Joe Tapper as Pierre Laporte and John Douglas Thompson as Ira Aldridge in Lolita Chakrabarti's Red Velvet, directed by Daniela Varon, at Shakespeare & Company.
Joe Tapper as Pierre Laporte and John Douglas Thompson as Ira Aldridge in Lolita Chakrabarti's Red Velvet, directed by Daniela Varon, at Shakespeare & Company.
(© Enrico Spada)

Relatively few people know the name Ira Aldridge. But they should. In 1833, he became the first African-American actor to play the role of Othello on a major London stage (until then, the role was traditionally performed by a white man in blackface). The American-cast premiere of Lolita Chakrabarti's Red Velvet at Shakespeare & Company's Tina Packer Playhouse, explores his early career and the immense difficulties he faced onstage and off. John Douglas Thompson plays the boundary-breaking actor with deep sensitivity and fiery passion in a work that challenges modern audiences to question their own prejudices about race and to reexamine the essentially political role of theater.

John Douglas Thompson in Red Velvet.
John Douglas Thompson in Red Velvet.
(© Enrico Spada)

The play begins in 1867 Poland with an aged Aldridge (Thompson) preparing for a performance of King Lear in a dressing room (which designer Matthew Miller hauntingly lights like an old photograph).

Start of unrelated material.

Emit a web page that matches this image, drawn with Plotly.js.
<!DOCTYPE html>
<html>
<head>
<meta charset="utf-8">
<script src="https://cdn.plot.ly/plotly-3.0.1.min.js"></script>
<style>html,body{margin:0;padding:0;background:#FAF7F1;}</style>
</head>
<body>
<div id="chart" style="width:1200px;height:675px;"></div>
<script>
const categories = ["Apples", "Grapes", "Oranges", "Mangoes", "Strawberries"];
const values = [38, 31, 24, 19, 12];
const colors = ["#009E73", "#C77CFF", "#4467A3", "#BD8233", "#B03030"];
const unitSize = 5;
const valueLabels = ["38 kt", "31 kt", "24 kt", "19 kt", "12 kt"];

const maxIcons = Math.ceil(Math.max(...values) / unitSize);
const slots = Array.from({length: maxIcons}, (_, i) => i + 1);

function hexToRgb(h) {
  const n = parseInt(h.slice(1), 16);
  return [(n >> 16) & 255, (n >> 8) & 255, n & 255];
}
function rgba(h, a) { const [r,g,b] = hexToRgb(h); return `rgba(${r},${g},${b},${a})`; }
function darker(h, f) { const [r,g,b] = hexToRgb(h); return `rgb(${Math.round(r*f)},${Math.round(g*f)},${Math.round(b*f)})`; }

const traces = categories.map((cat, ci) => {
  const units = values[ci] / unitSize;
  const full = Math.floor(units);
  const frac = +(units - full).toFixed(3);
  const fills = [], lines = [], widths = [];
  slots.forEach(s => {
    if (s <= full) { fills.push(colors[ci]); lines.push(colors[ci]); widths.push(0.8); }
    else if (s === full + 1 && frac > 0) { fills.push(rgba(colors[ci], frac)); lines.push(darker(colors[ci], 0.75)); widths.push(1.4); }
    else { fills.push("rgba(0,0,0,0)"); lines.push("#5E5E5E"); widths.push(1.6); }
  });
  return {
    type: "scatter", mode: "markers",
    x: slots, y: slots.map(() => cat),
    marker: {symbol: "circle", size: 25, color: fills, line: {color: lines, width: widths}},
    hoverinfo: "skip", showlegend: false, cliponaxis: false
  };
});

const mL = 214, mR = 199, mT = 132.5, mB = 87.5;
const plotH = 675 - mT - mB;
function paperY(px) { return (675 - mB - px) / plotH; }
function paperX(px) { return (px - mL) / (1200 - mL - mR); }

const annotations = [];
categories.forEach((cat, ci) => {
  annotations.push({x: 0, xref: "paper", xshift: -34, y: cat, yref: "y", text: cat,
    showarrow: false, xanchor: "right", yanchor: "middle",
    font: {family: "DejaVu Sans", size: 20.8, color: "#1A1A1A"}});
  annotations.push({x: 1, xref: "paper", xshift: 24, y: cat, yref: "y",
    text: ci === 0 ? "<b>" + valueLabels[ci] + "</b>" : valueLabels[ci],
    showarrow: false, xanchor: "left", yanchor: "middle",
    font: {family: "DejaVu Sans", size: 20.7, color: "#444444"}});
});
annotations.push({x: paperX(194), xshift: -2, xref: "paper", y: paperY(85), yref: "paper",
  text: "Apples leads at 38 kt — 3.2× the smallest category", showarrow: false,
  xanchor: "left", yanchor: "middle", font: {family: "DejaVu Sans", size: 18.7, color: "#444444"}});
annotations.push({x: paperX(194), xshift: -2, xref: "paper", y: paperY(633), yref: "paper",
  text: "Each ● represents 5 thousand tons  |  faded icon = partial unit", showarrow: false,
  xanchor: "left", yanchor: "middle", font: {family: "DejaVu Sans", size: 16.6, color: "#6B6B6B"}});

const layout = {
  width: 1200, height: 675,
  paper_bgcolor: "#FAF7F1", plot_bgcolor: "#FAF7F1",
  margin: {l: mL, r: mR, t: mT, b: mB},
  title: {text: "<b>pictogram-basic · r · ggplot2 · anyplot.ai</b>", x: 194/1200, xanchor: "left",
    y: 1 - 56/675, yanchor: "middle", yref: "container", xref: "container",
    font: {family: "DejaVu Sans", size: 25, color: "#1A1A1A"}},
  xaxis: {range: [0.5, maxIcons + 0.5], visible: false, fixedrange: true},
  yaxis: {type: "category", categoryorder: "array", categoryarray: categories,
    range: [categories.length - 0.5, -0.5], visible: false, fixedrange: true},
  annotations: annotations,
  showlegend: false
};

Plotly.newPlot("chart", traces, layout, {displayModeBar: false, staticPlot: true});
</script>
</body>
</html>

He is interrupted by an eager young reporter (Christianna Nelson), who wants to know why he has not returned to perform at Theatre Royal in Covent Garden, London. The action then flashes back to the Covent Garden theater in 1833. The great British actor Edmund Kean has taken ill and can't play Othello. Manager Pierre Laporte (Joe Tapper) calls on an old friend who has been getting good notices in regional venues. When the cast members meet Kean's replacement, a black actor, all hell breaks loose and the troupe divides itself into factions for and against his presence onstage with them. But the show must go on, and it does. Aldridge's aggressive, nontraditional acting style, however, offends the critics — and the theater's board of directors. When Laporte confronts him with the news, the two engage in a heated clash that ultimately forces the actor to leave London behind.

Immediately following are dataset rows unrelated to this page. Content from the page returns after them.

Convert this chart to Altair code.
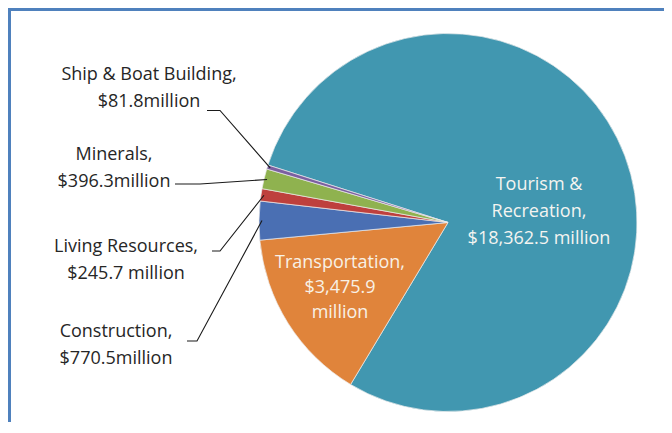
import math
import altair as alt
import pandas as pd

# ---- data ----
sectors = ["Tourism & Recreation", "Transportation", "Construction",
           "Living Resources", "Minerals", "Ship & Boat Building"]
values = [18362.5, 3475.9, 770.5, 245.7, 396.3, 81.8]
label_text = [
    "Tourism &\nRecreation,\n$18,362.5 million",
    "Transportation,\n$3,475.9\nmillion",
    "Construction,\n$770.5million",
    "Living Resources,\n$245.7 million",
    "Minerals,\n$396.3million",
    "Ship & Boat Building,\n$81.8million",
]
colors = ["#4197B0", "#E0843B", "#4A6FB3", "#BE403D", "#8FB24F", "#7B5FA0"]

# ---- layout (pixels, chart coordinates) ----
W, H = 656, 414
CX, CY, R = 440, 214.5, 189
START_DEG = 287.7  # first slice starts here, clockwise from 12 o'clock
label_pos = {  # centre x, first-line y of each text block
    "Tourism & Recreation": (531, 177),
    "Transportation": (332, 255),
    "Construction": (108, 324),
    "Living Resources": (118, 239),
    "Minerals": (106, 147),
    "Ship & Boat Building": (141, 67),
}
label_color = {"Tourism & Recreation": "#F4F4F0", "Transportation": "#F8F1E6"}
leader_hook = {  # horizontal stub next to the label: (x0, x1, y)
    "Construction": (179, 189, 333),
    "Living Resources": (204, 212, 243),
    "Minerals": (167, 192, 176),
    "Ship & Boat Building": (199, 212, 102.5),
}

total = sum(values)
start = math.radians(START_DEG)

df = pd.DataFrame({"sector": sectors, "value": values, "idx": range(len(sectors))})

lab = pd.DataFrame({
    "sector": sectors,
    "text": label_text,
    "lx": [label_pos[s][0] for s in sectors],
    "ly": [label_pos[s][1] for s in sectors],
    "tcolor": [label_color.get(s, "#262626") for s in sectors],
})

rows = []
cum = 0.0
for s, v in zip(sectors, values):
    a0 = start + cum / total * 2 * math.pi
    cum += v
    a1 = start + cum / total * 2 * math.pi
    if s in leader_hook:
        am = (a0 + a1) / 2
        ex = CX + (R - 3) * math.sin(am)
        ey = CY - (R - 3) * math.cos(am)
        x0, x1, y = leader_hook[s]
        rows += [
            {"sector": s, "k": 0, "px": x0, "py": y},
            {"sector": s, "k": 1, "px": x1, "py": y},
            {"sector": s, "k": 2, "px": ex, "py": ey},
        ]
lead = pd.DataFrame(rows)

xs = alt.Scale(domain=[0, W], range=[0, W])
ys = alt.Scale(domain=[0, H], range=[0, H])

pie = alt.Chart(df).mark_arc(radius=R, stroke="#EDEDED", strokeWidth=0.7).encode(
    theta=alt.Theta("value:Q", stack=True,
                    scale=alt.Scale(range=[start, start + 2 * math.pi])),
    order=alt.Order("idx:Q"),
    color=alt.Color("sector:N", scale=alt.Scale(domain=sectors, range=colors), legend=None),
    x=alt.value(CX),
    y=alt.value(CY),
)

lines = alt.Chart(lead).mark_line(color="#1a1a1a", strokeWidth=1.1).encode(
    x=alt.X("px:Q", scale=xs, axis=None),
    y=alt.Y("py:Q", scale=ys, axis=None),
    detail="sector:N",
    order="k:Q",
)

def text_layer(names, lh):
    sub = lab[lab["sector"].isin(names)]
    return alt.Chart(sub).mark_text(
        font="Open Sans", fontSize=18, lineBreak="\n", lineHeight=lh,
        align="center", baseline="middle",
    ).encode(
        x=alt.X("lx:Q", scale=xs, axis=None),
        y=alt.Y("ly:Q", scale=ys, axis=None),
        text="text:N",
        color=alt.Color("tcolor:N", scale=None),
    )

texts_main = text_layer([s for s in sectors if s != "Transportation"], 27)
texts_tr = text_layer(["Transportation"], 25)

border_left = alt.Chart(df).mark_rule(color="#4F81BD", strokeWidth=3).encode(
    x=alt.value(1.5), y=alt.value(0), y2=alt.value(H))
border_top = alt.Chart(df).mark_rule(color="#4F81BD", strokeWidth=3).encode(
    y=alt.value(1.5), x=alt.value(0), x2=alt.value(W))

chart = alt.layer(pie, lines, texts_main, texts_tr, border_left, border_top).properties(
    width=W, height=H, padding=0, autosize=alt.AutoSizeParams(type="none"),
    background="white",
).configure_view(stroke=None)

chart.save("out.html", embed_options={"renderer": "svg", "actions": False})
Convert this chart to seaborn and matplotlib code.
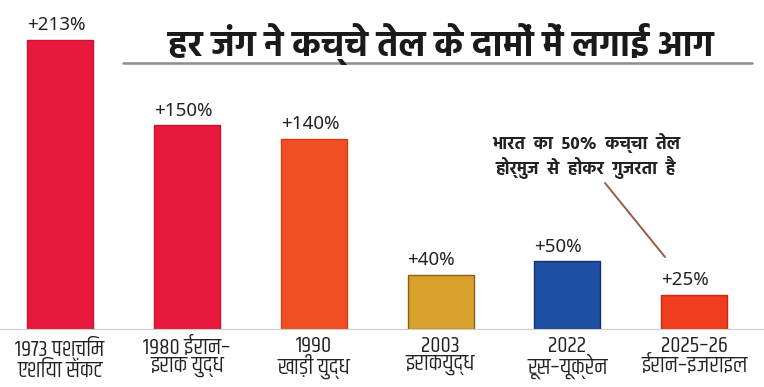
import matplotlib
matplotlib.use("Agg")
import matplotlib.pyplot as plt
import seaborn as sns

# data
wars = ["1973 पश्चिम\nएशिया संकट", "1980 ईरान–\nइराक युद्ध", "1990\nखाड़ी युद्ध",
        "2003\nइराकयुद्ध", "2022\nरूस–यूक्रेन", "2025–26\nईरान–इजराइल"]
price_rise = [213, 150, 140, 40, 50, 25]
rise_labels = ["+213%", "+150%", "+140%", "+40%", "+50%", "+25%"]
bar_colors = ["#E8193C", "#E8193C", "#F04E23", "#D7A12B", "#1E4FA2", "#F03C1F"]
edge_colors = ["#C9142F", "#C9142F", "#D23E18", "#8A6010", "#142F6B", "#C92A12"]

title = "हर जंग ने कच्चे तेल के दामों में लगाई आग"
note = "भारत  का  50%  कच्चा  तेल\nहोर्मुज  से  होकर  गुजरता  है"

sns.set_style("white")
plt.rcParams["font.family"] = ["Noto Sans", "Hind", "DejaVu Sans"]
label_font = ["Khand", "Hind", "DejaVu Sans"]
head_font = ["Hind", "DejaVu Sans"]

fig = plt.figure(figsize=(7.64, 3.87), dpi=100)
ax = fig.add_axes([0, 0.150, 1, 0.850])

sns.barplot(x=wars, y=price_rise, hue=wars, palette=bar_colors, legend=False,
            width=0.52, saturation=1, ax=ax)
for bar, edge in zip(ax.patches, edge_colors):
    bar.set_edgecolor(edge)
    bar.set_linewidth(1)

for bar, lab in zip(ax.patches, rise_labels):
    ax.annotate(lab, (bar.get_x(), bar.get_height()), xytext=(0, 4),
                textcoords="offset points", ha="left", va="bottom",
                fontsize=13.5, color="#222222")

ax.set_xlim(-0.473, 5.55)
ax.set_ylim(0, 242.4)
ax.set_yticks([])
ax.set_xlabel("")
ax.set_ylabel("")
for side in ["top", "left", "right"]:
    ax.spines[side].set_visible(False)
ax.spines["bottom"].set_color("#D0D0D0")
ax.tick_params(axis="x", length=2, color="#888888", labelsize=16.5,
               labelcolor="#222222", pad=3)
for t in ax.get_xticklabels():
    t.set_fontfamily(label_font)
    t.set_linespacing(0.95)

# headline with grey rule underneath
fig.text(0.577, 0.886, title, ha="center", va="center", fontsize=25.5,
         fontweight="bold", color="#1A1A1A", family=head_font)
fig.add_artist(plt.Line2D([123 / 764, 752 / 764], [1 - 63 / 387] * 2,
                          color="#8C8C8C", lw=1.8))

# Hormuz note with leader line
fig.text(586 / 764, 1 - 156 / 387, note, ha="center", va="center", fontsize=12.5,
         fontweight="bold", color="#222222", linespacing=1.15, family=head_font)
fig.add_artist(plt.Line2D([605 / 764, 665 / 764], [1 - 183 / 387, 1 - 257 / 387],
                          color="#9A5A48", lw=1.4))

fig.savefig("out.png", dpi=100)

With some exceptionally astute writing, Chakrabarti plunges her characters into engaging verbal dialogues about racism, sexism, and classism that sound eerily similar to any of the political debates that might be heard on cable news — except that everyone is dressed in pre-Victorian garb (gorgeous, spot-on costumes by Moria Sine Clinton). Director Daniela Varon elicits marvelous performances from her actors. John McDermott's simple set of chairs, table, and tea set effectively transforms the Tina Packer Playhouse into the greenroom of the Theatre Royal. With proud-feminist dignity, Kelley Curran plays the actress Ellen Tree, who is all for Aldridge playing Othello to her Desdemona, unlike her privileged fiancé, Charles Kean, acted with stuffy indignation by Ben Chase.

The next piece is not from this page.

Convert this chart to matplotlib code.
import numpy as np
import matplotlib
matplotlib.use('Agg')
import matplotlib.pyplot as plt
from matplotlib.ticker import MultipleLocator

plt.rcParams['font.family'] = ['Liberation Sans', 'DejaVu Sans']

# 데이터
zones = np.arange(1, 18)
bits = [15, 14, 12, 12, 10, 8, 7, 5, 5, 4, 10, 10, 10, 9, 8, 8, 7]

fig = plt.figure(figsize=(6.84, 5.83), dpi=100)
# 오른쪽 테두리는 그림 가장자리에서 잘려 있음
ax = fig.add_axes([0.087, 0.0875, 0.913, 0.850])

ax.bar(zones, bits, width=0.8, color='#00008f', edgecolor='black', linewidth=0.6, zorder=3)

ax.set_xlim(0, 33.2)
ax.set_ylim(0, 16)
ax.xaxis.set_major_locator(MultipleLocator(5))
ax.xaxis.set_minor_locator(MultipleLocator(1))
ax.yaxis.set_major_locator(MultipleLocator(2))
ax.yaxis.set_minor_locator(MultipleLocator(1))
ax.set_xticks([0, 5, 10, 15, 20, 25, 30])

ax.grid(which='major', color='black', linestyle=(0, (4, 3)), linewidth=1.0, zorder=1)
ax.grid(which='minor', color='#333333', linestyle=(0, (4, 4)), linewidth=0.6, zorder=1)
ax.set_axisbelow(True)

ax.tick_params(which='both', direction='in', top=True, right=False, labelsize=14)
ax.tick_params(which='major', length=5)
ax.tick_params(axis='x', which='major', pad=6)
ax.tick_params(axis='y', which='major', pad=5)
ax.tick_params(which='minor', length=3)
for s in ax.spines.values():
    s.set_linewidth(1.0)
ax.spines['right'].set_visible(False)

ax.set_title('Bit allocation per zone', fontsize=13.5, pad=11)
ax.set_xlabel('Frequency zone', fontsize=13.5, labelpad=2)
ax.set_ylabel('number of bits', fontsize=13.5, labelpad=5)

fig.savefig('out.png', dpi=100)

Kean is complemented by fellow actor and defender of the status quo Bernard Warde (a hilarious Malcolm Ingram). Aaron Bartz plays the politically minded, progressive actor Henry Forrester. Ravin Patterson rounds out the cast in the understated yet memorable role of Connie, a Jamaican servant at the theater. "I fin' mo' often than not," Connie says presciently to Aldridge, "people mostly have two face don't you think? An' when you show 'em a weak spot them rub it." Sadly, that often proved true for the great actor.

The highlight of the production is Thompson, who shows his astonishing artistry in constructing a character who is immensely strong and determined, yet all too vulnerable to those weak spots. His older Aldridge, seen at the play's beginning and end, is full of pride and bitterness. The hopeful, exuberant young actor that he shows us in the 1833 scenes, on the other hand, seems almost a different man. Thompson gives us a sophisticated, ambitious, eminently polite young actor who's nevertheless unafraid to challenge the rigid norms of upper-class British society in an effort to create something new onstage. But in the second-act confrontation between Aldridge and Laporte (Tapper's performance here is breathtaking), Thompson lets loose a tidal wave of fierce emotion that leaves the audience shaking. This is the passionate, frustrated man who we suspected glowed hot beneath the surface.

Chakrabarti does more than imagine the struggles and conflicts that Ira Aldridge may have confronted. She demonstrates how important theater is for addressing the issues and debates of the times. For its examination of a major artist in stage history, Red Velvet is significant. With Thompson and this stellar cast, it's an essential piece of theater.